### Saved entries
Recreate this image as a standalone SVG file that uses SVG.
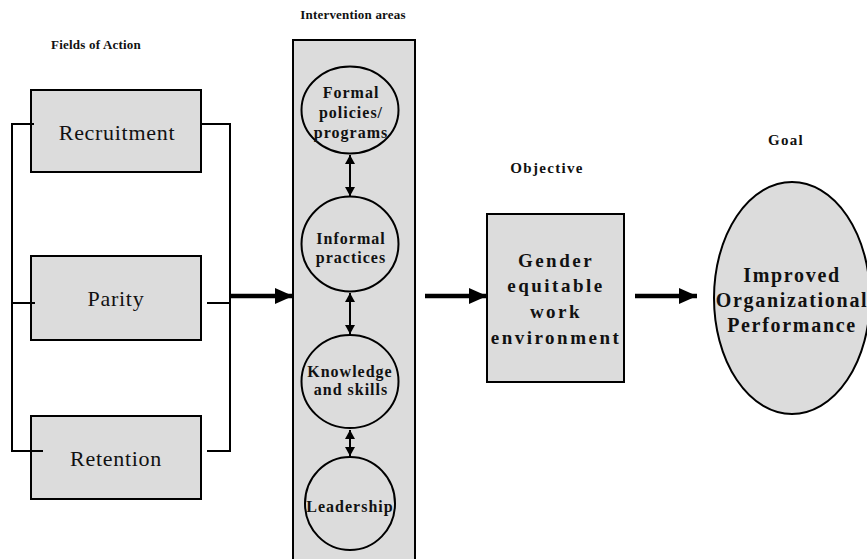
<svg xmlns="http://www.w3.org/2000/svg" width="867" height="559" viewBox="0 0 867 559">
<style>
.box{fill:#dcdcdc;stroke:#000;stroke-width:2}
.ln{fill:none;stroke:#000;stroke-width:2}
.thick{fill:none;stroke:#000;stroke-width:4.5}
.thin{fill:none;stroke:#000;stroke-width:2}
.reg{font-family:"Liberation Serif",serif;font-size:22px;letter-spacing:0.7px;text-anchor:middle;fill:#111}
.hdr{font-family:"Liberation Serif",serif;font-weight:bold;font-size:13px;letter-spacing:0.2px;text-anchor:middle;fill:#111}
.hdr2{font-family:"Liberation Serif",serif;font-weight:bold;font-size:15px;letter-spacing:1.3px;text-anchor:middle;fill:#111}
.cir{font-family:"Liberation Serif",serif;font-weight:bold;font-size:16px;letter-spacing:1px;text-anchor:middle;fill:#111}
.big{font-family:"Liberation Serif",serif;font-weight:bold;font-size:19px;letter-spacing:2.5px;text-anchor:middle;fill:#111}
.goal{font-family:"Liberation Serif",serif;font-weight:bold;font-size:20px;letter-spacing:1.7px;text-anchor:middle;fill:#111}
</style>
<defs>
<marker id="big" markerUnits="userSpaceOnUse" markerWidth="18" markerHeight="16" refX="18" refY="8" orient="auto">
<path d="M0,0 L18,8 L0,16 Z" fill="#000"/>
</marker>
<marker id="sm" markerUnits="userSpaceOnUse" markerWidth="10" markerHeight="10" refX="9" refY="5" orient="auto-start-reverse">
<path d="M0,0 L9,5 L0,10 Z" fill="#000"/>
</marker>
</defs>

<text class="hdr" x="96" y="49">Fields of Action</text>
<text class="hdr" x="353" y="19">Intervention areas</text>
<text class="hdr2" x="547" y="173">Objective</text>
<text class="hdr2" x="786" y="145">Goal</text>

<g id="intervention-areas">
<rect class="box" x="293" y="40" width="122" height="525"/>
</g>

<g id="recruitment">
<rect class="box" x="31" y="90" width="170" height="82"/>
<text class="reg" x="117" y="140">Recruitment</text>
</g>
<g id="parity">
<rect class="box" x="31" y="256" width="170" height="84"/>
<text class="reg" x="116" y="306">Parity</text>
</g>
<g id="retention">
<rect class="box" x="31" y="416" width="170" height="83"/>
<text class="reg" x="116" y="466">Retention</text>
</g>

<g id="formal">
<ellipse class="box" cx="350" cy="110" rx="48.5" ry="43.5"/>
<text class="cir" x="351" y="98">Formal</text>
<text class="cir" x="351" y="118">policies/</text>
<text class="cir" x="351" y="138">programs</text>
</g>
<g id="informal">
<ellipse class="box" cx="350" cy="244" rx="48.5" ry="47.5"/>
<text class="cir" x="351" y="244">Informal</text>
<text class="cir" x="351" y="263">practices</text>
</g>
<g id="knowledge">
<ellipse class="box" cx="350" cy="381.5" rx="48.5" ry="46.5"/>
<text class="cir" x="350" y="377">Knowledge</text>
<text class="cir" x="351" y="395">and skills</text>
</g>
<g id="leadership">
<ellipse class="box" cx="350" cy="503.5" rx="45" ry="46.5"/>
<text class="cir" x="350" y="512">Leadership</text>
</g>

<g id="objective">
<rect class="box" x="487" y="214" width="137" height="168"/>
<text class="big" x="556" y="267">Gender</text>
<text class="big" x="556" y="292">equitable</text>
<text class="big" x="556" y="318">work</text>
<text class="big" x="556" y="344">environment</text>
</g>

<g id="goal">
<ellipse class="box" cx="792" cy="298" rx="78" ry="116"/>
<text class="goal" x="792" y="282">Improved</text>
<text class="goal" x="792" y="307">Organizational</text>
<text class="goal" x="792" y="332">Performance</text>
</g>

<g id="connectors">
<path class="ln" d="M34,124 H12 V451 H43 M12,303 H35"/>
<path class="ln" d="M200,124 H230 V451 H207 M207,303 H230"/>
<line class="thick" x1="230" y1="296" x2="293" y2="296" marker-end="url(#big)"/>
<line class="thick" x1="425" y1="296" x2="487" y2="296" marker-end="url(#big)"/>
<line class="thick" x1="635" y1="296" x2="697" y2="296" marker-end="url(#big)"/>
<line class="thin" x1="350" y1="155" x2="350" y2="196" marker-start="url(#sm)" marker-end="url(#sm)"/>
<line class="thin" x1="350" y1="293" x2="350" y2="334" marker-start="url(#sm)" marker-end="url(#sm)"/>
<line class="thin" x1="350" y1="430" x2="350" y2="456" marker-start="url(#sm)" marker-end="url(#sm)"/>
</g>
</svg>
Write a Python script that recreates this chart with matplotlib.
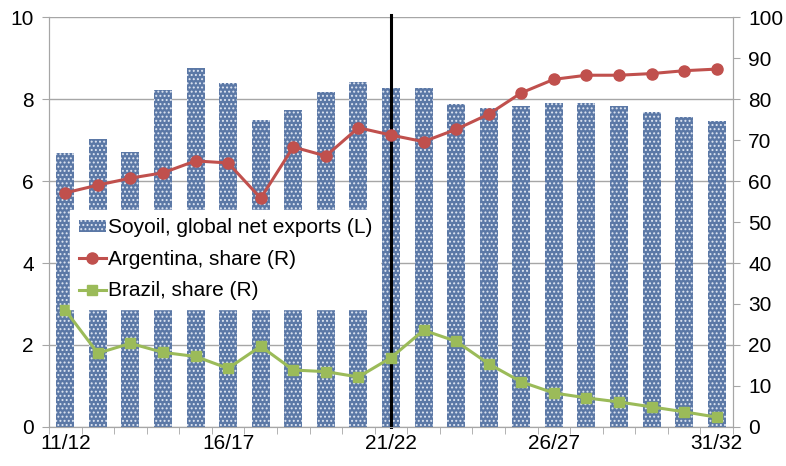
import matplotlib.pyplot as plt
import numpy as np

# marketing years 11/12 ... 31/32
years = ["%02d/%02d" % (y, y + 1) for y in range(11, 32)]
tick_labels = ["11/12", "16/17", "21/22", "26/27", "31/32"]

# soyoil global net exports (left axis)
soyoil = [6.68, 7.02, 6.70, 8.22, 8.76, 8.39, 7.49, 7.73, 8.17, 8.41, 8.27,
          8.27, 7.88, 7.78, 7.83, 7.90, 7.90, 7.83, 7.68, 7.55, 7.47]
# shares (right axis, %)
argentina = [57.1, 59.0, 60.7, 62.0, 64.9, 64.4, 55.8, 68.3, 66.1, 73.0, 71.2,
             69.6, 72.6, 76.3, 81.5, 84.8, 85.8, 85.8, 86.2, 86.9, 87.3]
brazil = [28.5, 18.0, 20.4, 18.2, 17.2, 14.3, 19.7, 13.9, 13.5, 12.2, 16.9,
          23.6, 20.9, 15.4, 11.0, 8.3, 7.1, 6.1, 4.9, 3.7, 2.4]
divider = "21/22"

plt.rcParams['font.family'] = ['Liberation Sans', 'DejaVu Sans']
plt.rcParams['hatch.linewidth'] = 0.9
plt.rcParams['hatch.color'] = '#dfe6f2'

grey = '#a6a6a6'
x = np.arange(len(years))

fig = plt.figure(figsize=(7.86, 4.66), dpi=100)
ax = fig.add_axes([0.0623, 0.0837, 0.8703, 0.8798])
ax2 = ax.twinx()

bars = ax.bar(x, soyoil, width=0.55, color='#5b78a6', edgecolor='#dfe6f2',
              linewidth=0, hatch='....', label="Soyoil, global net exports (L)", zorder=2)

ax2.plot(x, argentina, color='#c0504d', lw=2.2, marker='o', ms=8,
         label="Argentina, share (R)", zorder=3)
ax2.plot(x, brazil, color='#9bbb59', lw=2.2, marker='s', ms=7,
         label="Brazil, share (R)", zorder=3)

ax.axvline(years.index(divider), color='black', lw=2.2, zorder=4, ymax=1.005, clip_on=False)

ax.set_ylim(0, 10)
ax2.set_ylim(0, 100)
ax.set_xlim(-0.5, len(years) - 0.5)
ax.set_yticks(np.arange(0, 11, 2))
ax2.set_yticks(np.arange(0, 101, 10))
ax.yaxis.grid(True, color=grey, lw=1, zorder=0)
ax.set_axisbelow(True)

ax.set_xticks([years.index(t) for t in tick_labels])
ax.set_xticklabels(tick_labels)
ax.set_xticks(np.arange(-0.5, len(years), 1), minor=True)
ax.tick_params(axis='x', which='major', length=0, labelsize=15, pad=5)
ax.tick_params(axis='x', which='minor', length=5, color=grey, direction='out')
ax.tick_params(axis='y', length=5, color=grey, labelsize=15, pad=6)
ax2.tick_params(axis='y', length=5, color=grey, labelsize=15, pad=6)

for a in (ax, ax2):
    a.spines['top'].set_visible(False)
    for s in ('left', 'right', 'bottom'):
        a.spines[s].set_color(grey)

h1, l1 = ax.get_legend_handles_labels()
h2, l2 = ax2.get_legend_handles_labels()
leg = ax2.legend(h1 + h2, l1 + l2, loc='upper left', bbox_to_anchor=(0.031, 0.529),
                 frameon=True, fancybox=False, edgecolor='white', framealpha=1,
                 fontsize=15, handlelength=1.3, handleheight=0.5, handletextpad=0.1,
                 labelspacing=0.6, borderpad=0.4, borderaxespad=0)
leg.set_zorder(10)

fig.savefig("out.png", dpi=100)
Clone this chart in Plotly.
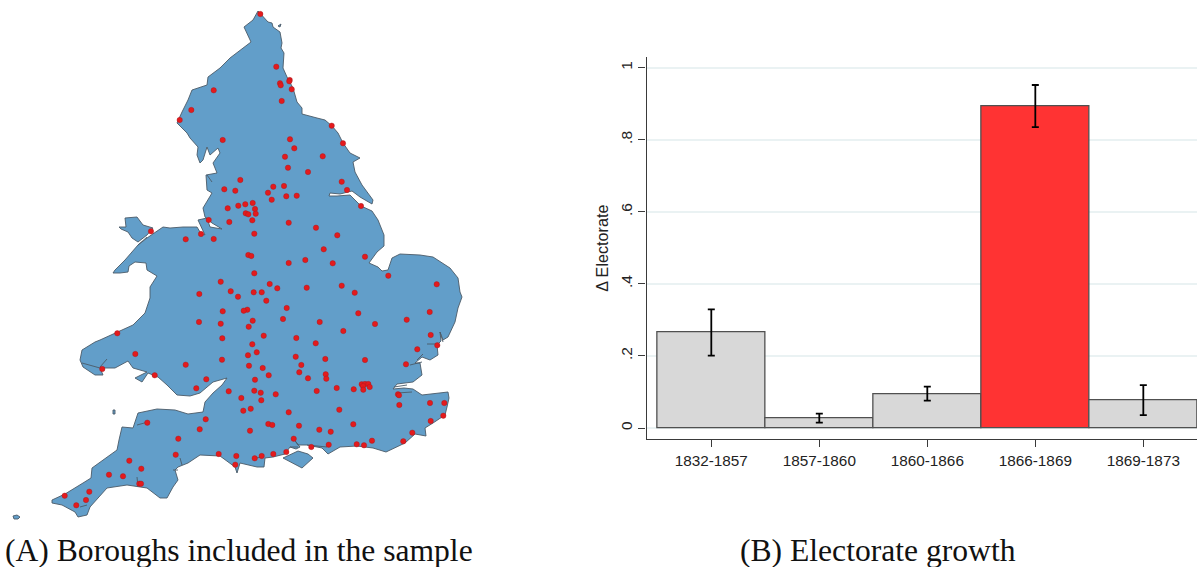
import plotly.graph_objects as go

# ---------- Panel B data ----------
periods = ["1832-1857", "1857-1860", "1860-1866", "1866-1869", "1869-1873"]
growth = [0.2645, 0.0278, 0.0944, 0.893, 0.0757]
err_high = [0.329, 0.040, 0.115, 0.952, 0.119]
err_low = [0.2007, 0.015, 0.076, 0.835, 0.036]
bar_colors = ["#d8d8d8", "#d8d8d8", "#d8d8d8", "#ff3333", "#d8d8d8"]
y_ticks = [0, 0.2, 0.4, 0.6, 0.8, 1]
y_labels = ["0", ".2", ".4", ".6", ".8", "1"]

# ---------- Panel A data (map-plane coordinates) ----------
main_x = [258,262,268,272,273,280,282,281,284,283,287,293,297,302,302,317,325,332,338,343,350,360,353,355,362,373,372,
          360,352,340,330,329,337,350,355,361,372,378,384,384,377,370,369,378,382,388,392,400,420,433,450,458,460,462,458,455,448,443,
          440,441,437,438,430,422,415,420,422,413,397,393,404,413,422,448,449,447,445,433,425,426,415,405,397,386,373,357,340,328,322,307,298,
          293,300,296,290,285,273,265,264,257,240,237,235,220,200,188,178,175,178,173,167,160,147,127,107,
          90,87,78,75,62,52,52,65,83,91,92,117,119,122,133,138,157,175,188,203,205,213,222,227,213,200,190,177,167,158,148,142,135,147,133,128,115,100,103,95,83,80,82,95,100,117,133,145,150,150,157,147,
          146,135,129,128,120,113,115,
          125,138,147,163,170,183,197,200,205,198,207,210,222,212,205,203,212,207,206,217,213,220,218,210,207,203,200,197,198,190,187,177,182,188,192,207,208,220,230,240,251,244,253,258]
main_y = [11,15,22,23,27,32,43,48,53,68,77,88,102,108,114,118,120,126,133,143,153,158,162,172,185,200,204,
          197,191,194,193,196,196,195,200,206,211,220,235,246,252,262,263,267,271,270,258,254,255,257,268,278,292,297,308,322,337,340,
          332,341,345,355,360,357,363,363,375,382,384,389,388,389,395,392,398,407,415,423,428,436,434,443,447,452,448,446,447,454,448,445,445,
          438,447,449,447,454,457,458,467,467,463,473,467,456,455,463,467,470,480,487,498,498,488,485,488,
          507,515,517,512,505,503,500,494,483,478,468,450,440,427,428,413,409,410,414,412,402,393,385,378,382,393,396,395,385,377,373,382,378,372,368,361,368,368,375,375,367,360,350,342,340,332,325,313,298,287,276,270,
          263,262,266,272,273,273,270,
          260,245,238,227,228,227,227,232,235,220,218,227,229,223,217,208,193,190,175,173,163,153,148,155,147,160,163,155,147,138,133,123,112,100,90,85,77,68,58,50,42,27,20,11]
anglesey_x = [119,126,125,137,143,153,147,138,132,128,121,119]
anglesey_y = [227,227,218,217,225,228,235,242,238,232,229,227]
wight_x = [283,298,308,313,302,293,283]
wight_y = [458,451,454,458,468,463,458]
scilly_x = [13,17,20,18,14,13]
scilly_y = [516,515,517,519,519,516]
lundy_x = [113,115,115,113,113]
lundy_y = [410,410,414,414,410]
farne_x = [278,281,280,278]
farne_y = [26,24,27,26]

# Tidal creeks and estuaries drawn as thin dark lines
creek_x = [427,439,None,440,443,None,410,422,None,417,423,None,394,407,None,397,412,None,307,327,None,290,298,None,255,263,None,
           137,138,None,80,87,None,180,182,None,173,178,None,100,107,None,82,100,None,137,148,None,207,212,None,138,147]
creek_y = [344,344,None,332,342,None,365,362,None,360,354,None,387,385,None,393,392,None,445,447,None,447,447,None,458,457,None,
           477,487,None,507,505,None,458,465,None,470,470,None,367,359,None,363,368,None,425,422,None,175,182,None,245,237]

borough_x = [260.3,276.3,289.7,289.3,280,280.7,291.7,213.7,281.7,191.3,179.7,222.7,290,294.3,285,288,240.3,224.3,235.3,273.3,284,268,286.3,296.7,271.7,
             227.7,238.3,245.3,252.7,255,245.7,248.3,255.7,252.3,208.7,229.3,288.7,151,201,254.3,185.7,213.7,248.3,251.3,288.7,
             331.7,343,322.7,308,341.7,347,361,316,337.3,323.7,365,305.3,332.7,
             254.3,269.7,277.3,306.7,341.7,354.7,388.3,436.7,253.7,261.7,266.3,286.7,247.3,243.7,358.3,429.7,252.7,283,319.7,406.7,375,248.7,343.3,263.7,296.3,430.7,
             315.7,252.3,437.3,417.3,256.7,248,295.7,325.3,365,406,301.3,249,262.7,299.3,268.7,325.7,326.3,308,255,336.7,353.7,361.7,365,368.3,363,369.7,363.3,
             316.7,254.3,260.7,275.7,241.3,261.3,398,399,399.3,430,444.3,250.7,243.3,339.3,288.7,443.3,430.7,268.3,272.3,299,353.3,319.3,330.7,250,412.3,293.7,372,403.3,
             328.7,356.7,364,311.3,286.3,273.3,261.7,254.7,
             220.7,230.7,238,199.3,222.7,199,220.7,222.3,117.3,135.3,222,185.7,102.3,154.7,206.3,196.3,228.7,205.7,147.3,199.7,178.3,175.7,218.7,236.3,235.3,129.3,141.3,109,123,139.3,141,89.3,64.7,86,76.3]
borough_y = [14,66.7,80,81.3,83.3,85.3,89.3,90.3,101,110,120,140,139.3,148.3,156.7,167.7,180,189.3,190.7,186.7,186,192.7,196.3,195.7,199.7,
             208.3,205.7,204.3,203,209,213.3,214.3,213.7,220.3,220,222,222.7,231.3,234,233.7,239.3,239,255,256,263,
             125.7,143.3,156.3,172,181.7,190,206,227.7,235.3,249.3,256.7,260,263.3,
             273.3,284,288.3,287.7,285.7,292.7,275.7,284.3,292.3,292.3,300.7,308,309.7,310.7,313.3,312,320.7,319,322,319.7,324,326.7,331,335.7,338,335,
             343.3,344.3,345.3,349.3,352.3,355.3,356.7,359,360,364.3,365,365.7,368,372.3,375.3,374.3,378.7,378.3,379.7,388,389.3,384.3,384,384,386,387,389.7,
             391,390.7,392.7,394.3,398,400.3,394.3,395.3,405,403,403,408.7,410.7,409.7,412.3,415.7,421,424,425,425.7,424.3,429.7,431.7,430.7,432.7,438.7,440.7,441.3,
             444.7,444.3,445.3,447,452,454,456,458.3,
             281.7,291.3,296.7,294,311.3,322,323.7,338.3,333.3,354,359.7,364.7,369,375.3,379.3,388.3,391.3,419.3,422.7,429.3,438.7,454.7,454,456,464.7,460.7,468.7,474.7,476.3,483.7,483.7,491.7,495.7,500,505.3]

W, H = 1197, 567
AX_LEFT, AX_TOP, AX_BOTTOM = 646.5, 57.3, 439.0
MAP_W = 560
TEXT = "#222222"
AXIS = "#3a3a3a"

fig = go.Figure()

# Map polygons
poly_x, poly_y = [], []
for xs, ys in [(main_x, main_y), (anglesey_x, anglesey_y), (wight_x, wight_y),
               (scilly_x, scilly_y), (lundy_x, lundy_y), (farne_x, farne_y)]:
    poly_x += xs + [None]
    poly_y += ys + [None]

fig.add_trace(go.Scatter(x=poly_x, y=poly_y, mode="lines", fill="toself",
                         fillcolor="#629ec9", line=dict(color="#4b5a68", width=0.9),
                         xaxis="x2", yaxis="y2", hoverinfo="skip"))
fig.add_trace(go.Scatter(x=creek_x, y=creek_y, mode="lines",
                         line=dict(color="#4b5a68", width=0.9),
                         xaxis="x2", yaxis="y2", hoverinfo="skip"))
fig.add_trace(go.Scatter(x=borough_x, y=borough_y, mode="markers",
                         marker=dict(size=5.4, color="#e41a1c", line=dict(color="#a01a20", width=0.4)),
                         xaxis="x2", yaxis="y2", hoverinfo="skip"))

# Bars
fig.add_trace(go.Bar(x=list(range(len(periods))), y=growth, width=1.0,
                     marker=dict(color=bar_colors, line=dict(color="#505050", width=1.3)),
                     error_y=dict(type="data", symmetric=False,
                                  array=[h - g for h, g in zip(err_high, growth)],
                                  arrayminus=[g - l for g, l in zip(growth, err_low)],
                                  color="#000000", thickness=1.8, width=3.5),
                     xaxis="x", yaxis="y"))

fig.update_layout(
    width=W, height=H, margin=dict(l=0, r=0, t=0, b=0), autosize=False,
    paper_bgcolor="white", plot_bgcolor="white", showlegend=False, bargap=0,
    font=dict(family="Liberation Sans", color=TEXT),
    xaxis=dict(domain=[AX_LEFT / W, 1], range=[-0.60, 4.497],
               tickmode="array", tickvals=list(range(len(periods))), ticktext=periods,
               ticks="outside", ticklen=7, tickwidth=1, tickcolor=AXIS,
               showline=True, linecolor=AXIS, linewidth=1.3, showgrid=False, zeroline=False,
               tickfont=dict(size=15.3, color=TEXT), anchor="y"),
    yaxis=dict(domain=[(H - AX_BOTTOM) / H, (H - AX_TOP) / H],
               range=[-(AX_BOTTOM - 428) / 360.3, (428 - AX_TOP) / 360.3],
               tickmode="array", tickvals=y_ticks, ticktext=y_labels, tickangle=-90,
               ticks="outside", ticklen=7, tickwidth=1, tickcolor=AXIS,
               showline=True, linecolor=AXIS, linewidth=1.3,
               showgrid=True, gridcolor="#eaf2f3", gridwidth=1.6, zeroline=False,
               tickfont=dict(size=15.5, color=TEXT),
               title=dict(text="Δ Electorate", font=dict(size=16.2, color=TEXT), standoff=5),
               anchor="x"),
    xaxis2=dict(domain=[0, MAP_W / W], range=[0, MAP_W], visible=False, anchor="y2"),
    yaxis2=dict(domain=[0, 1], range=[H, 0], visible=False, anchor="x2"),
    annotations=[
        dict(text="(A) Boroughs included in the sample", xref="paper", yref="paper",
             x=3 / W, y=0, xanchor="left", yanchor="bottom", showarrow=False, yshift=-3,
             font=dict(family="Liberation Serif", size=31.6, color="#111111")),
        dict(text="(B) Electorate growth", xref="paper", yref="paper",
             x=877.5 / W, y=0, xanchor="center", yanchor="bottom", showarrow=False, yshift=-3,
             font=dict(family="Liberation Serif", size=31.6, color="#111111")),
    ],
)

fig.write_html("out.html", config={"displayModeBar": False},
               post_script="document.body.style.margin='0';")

### REQUIRED TASK
From the line containing "Clone this chart in Plotly." through the line containing "import plotly.graph_objects as go", copy every line above exactly, without pictures.

### ANSWER FOR THIS EXERCISE
Clone this chart in Plotly.
import plotly.graph_objects as go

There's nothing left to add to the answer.